Deelt Nox zelf haar kennis? Haar doel is dat de mensen die bij haar werken een beter mens worden doordat ze bijvoorbeeld hun school afmaken tijdens het werk en veel van haar oude werknemers werken nu bij multinationals. Bij Bloom werken meer vrouwen dan mannen. Ik zeg dat ik het opvallend vind dat veel vrouwen stoppen met werken als er kinderen geboren worden. Nox vindt dat je beter kunt starten met werken en kunt stoppen, dan überhaupt niet aan het werk gaan. Je stroomt later toch makkelijker weer in.

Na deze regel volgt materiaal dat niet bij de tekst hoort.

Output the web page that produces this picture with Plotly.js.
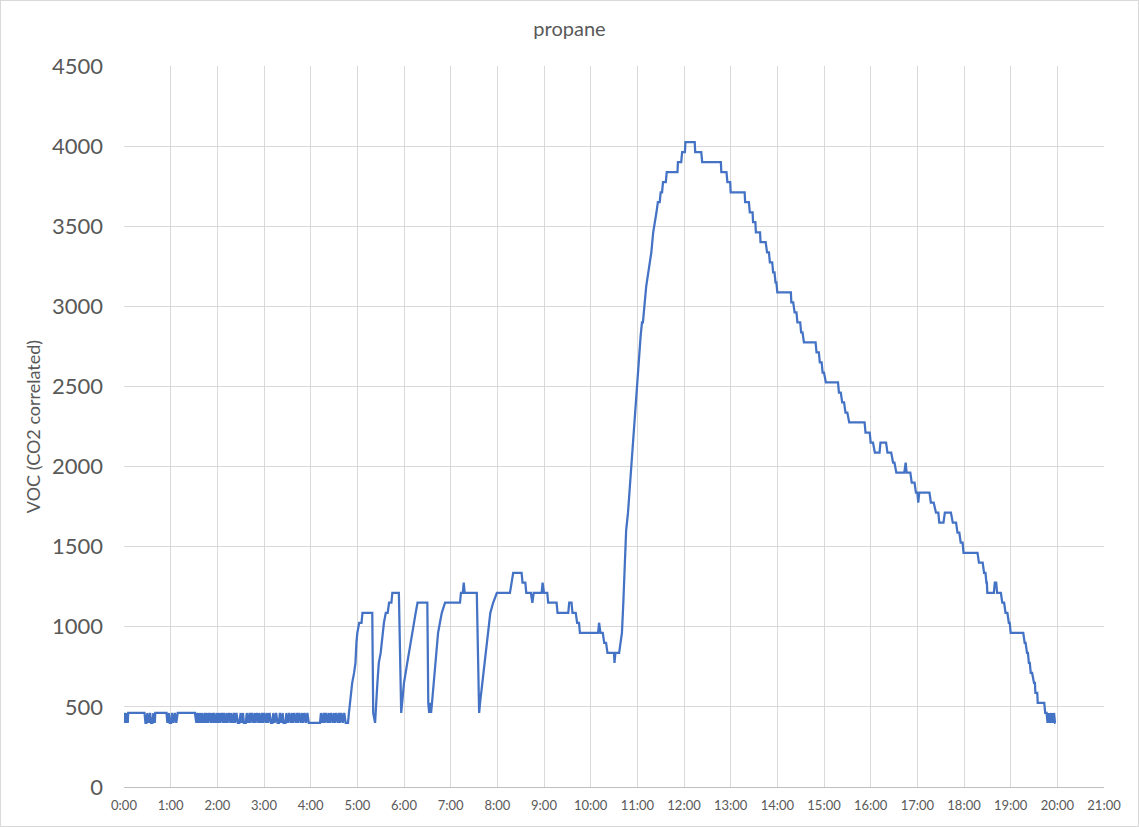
<!DOCTYPE html>
<html>
<head>
<meta charset="utf-8">
<script src="https://cdn.plot.ly/plotly-3.0.1.min.js"></script>
<style>
  html, body { margin: 0; padding: 0; background: #fff; }
  #frame { width: 1139px; height: 827px; box-sizing: border-box; border: 1px solid #d9d9d9; }
  #chart { width: 1137px; height: 825px; }
</style>
</head>
<body>
<div id="frame"><div id="chart"></div></div>
<script>
// [hours since 0:00, VOC value]
const baseline = [
  [0.00,400],[0.02,462],[0.04,400],[0.06,462],[0.08,400],[0.09,462],[0.44,462],[0.46,400],[0.48,400],
  [0.50,462],[0.53,400],[0.56,462],[0.58,400],[0.61,400],[0.63,462],[0.66,400],[0.67,462],[0.91,462],
  [0.93,400],[0.96,462],[0.98,400],[1.01,400],[1.03,462],[1.06,400],[1.09,462],[1.12,400],[1.15,462],
  [1.52,462],[1.55,400],[1.57,462],[1.60,400],[1.62,462],[1.65,400],[1.67,462],[1.70,400],[1.73,462],
  [1.75,400],[1.78,462],[1.80,400],[1.83,462],[1.86,400],[1.88,462],[1.91,400],[1.93,462],[1.96,400],
  [1.99,462],[2.01,400],[2.04,462],[2.06,400],[2.09,462],[2.12,400],[2.14,462],[2.17,400],[2.20,462],
  [2.22,400],[2.25,462],[2.28,400],[2.30,462],[2.33,400],[2.36,462],[2.38,400],[2.41,462],[2.44,400],
  [2.47,400],[2.50,462],[2.52,400],[2.55,462],[2.57,400],[2.61,400],[2.63,462],[2.66,400],[2.69,462],
  [2.71,400],[2.74,462],[2.77,400],[2.80,462],[2.82,400],[2.85,462],[2.88,400],[2.90,462],[2.93,400],
  [2.96,462],[2.98,400],[3.01,462],[3.04,400],[3.07,462],[3.09,400],[3.12,462],[3.15,400],[3.18,400],
  [3.20,462],[3.23,400],[3.26,462],[3.29,400],[3.32,400],[3.34,462],[3.37,400],[3.40,462],[3.42,400],
  [3.46,400],[3.48,462],[3.51,400],[3.54,462],[3.57,400],[3.60,462],[3.62,400],[3.65,462],[3.68,400],
  [3.71,462],[3.73,400],[3.76,462],[3.79,400],[3.82,462],[3.84,400],[3.87,462],[3.90,400],[3.93,462],
  [3.96,400],[4.20,400],[4.22,462],[4.25,400],[4.28,462],[4.30,400],[4.33,462],[4.36,400],[4.39,462],
  [4.41,400],[4.44,462],[4.47,400],[4.50,462],[4.52,400],[4.55,462],[4.58,400],[4.61,462],[4.63,400],
  [4.66,462],[4.69,400],[4.72,462],[4.75,400],[4.80,400],[4.82,462]
];
const cycles = [
  [4.84,525],[4.86,587],[4.89,650],[4.93,712],[4.96,775],[4.98,900],[5.00,962],[5.04,1025],[5.09,1025],
  [5.11,1087],[5.32,1087],[5.34,462],[5.38,400],[5.43,650],[5.46,775],[5.50,837],[5.54,962],[5.57,1025],
  [5.61,1087],[5.65,1087],[5.68,1150],[5.73,1150],[5.75,1212],[5.89,1212],[5.94,462],[6.00,650],
  [6.07,775],[6.14,900],[6.20,1025],[6.25,1087],[6.29,1150],[6.50,1150],[6.52,525],[6.54,462],[6.56,525],
  [6.58,462],[6.60,525],[6.64,650],[6.68,775],[6.73,962],[6.77,1025],[6.81,1087],[6.88,1150],[7.20,1150],
  [7.22,1212],[7.26,1212],[7.28,1275],[7.30,1212],[7.56,1212],[7.61,462],[7.63,525],[7.70,712],[7.75,837],
  [7.80,962],[7.85,1087],[7.91,1150],[7.99,1212],[8.27,1212],[8.31,1275],[8.34,1337],[8.52,1337],
  [8.54,1275],[8.60,1275],[8.62,1212],[8.72,1212],[8.75,1150],[8.78,1212],[8.95,1212],[8.97,1275],
  [9.00,1212],[9.07,1212],[9.09,1150],[9.27,1150],[9.29,1087],[9.52,1087],[9.54,1150],[9.59,1150],
  [9.61,1087],[9.68,1087],[9.71,1025],[9.75,1025],[9.77,962],[10.16,962],[10.18,1025],[10.21,962],
  [10.26,962],[10.29,900],[10.33,900],[10.36,837],[10.50,837],[10.51,775],[10.53,837],[10.61,837],
  [10.64,900],[10.67,962]
];
const peak = [
  [10.70,1150],[10.73,1400],[10.76,1600],[10.80,1712],[10.84,1875],[10.89,2087],[10.94,2337],[11.01,2587],
  [11.07,2812],[11.10,2900],[11.12,2900],[11.19,3125],[11.24,3212],[11.26,3275],[11.30,3337],[11.34,3462],
  [11.38,3525],[11.41,3587],[11.44,3650],[11.48,3650],[11.50,3712],[11.53,3712],[11.55,3775],[11.61,3775],
  [11.63,3837],[11.86,3837],[11.87,3900],[11.94,3900],[11.96,3962],[12.02,3962],[12.03,4025],[12.23,4025]
];
const decay = [
  [12.24,3962],[12.37,3962],[12.39,3900],[12.79,3900],[12.80,3837],[12.91,3837],[12.93,3775],[12.99,3775],
  [13.00,3712],[13.30,3712],[13.31,3650],[13.39,3650],[13.41,3587],[13.47,3587],[13.48,3525],[13.53,3525],
  [13.54,3462],[13.63,3462],[13.64,3400],[13.75,3400],[13.78,3337],[13.82,3337],[13.84,3275],[13.89,3275],
  [13.91,3212],[13.94,3212],[13.96,3150],[13.98,3150],[14.00,3087],[14.29,3087],[14.30,3025],[14.34,3025],
  [14.37,2962],[14.41,2962],[14.43,2900],[14.49,2900],[14.51,2837],[14.54,2837],[14.57,2775],[14.82,2775],
  [14.84,2712],[14.89,2712],[14.91,2650],[14.95,2650],[14.97,2587],[15.00,2587],[15.04,2525],[15.30,2525],
  [15.32,2462],[15.36,2462],[15.39,2400],[15.43,2400],[15.46,2337],[15.50,2337],[15.54,2275],[15.87,2275],
  [15.89,2212],[15.98,2212],[16.00,2150],[16.05,2150],[16.09,2087],[16.19,2087],[16.21,2150],[16.33,2150],
  [16.36,2087],[16.44,2087],[16.48,2025],[16.51,2025],[16.55,1962],[16.72,1962],[16.75,2025],[16.77,1962],
  [16.85,1962],[16.88,1900],[16.94,1900],[16.97,1837],[17.00,1837],[17.02,1775],[17.04,1837],[17.26,1837],
  [17.29,1775],[17.35,1775],[17.40,1712],[17.45,1712],[17.47,1650],[17.56,1650],[17.59,1712],[17.72,1712],
  [17.76,1650],[17.83,1650],[17.86,1587],[17.90,1587],[17.93,1525],[17.97,1525],[17.99,1462],[18.29,1462],
  [18.32,1400],[18.40,1400],[18.43,1337],[18.46,1337],[18.48,1275],[18.49,1275],[18.50,1212],[18.64,1212],
  [18.66,1275],[18.69,1275],[18.71,1212],[18.79,1212],[18.82,1150],[18.86,1150],[18.89,1087],[18.93,1087],
  [18.96,1025],[18.98,1025],[19.00,962],[19.27,962],[19.30,900],[19.32,900],[19.35,837],[19.37,837],
  [19.39,775],[19.41,775],[19.43,712],[19.46,712],[19.50,650],[19.52,650],[19.53,587],[19.57,587],
  [19.58,525],[19.72,525],[19.74,462],[19.77,462],[19.79,400],[19.81,462],[19.83,400],[19.85,462],
  [19.87,400],[19.89,462],[19.91,400],[19.93,462],[19.95,400],[19.96,400]
];
const tickHours = [0,1,2,3,4,5,6,7,8,9,10,11,12,13,14,15,16,17,18,19,20,21];
const tickLabels = ["0:00","1:00","2:00","3:00","4:00","5:00","6:00","7:00","8:00","9:00","10:00",
  "11:00","12:00","13:00","14:00","15:00","16:00","17:00","18:00","19:00","20:00","21:00"];
const yTicks = [0,500,1000,1500,2000,2500,3000,3500,4000,4500];

const all = baseline.concat(cycles, peak, decay);
const xs = all.map(p => p[0]);
const ys = all.map(p => p[1]);

const txt = '#595959';
const fontFam = 'Lato, "Open Sans", sans-serif';

Plotly.newPlot('chart', [{
  x: xs, y: ys, type: 'scatter', mode: 'lines',
  line: { color: '#4472C4', width: 2.25 },
  hoverinfo: 'skip'
}], {
  width: 1137, height: 825,
  margin: { l: 123, r: 34, t: 65, b: 39 },
  paper_bgcolor: '#fff', plot_bgcolor: '#fff',
  showlegend: false,
  font: { family: fontFam, color: txt },
  title: { text: 'propane', font: { family: fontFam, size: 20, color: txt }, x: 0.5, xanchor: 'center', y: 0.966, yanchor: 'middle' },
  xaxis: {
    range: [0, 21], tickmode: 'array', tickvals: tickHours, ticktext: tickLabels,
    showgrid: true, gridcolor: '#d9d9d9', gridwidth: 1,
    showline: true, linecolor: '#bfbfbf', linewidth: 1,
    zeroline: false, ticks: '', ticklabelstandoff: 6,
    tickfont: { family: fontFam, size: 13, color: txt }
  },
  yaxis: {
    range: [0, 4500], tickmode: 'array', tickvals: yTicks,
    showgrid: true, gridcolor: '#d9d9d9', gridwidth: 1,
    zeroline: false, showline: false, ticks: '', ticklabelstandoff: 20,
    tickfont: { family: fontFam, size: 22, color: txt },
    title: { text: 'VOC (CO2 correlated)', font: { family: fontFam, size: 18, color: txt }, standoff: 6 }
  }
}, { displayModeBar: false, staticPlot: true });
</script>
</body>
</html>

En parttime werken? Ze lacht en zegt dat het lastig is. Je wil toch de beste mensen in je bedrijf en aanwezigheid telt. En de kinderopvang dan (ik ben zelf niet razend enthousiast)? Nox vindt die prima: “De ‘over protectie’ van kinderen hier in Zuid-Afrika slaat sowieso nergens op. Je kinderen continu bij je houden bereidt je toch niet voor op een leven in de echte wereld? Het zijn de kinderen die later huilend aan je bureau staan als ze een deadline niet halen.” Ze heeft juist een passie om vrouwen te motiveren zichzelf te ontwikkelen zodat ze zelfstandig in hun onderhoud te kunnen voorzien. Ze geeft lezingen en interviews en ze is bezig met een boek over het ‘Empoweren van vrouwen’. Genoeg te doen dus en genoeg zaadjes die ongetwijfeld ook weer zullen bloeien. “Absoluut,” zegt ze: “I want to be a somebody, ik wil het leven maximaal geleefd hebben en dat zou iedereen moeten willen.”

Reflectie

Nox is met recht een Afropreneur. Ze deelt kennis, ‘empowered’ vrouwen, is moeder van twee kinderen, heeft een goed lopend bedrijf en ziet er tip top verzorgd uit. En om terug te komen op die grootse dingen waar ik eerder over schreef, in Nederland zijn we misschien sneller en verder, maar voor hoe lang? Dat ‘Life is not a bowl of sugar’ houdt me bezig, net als ‘Ubuntu’. Moeten wij in het Westen niet wat harder werken om andere continenten zoals Afrika ook in de toekomst bij te kunnen benen? En dat delen? Zou de wereld er niet heel anders uitzien als ook wij ‘Ubuntu’ wat meer toepassen? Misschien een mooie gedachte om deze decembermaand op door te filosoferen. Work hard, play hard en eerlijk zullen we alles delen.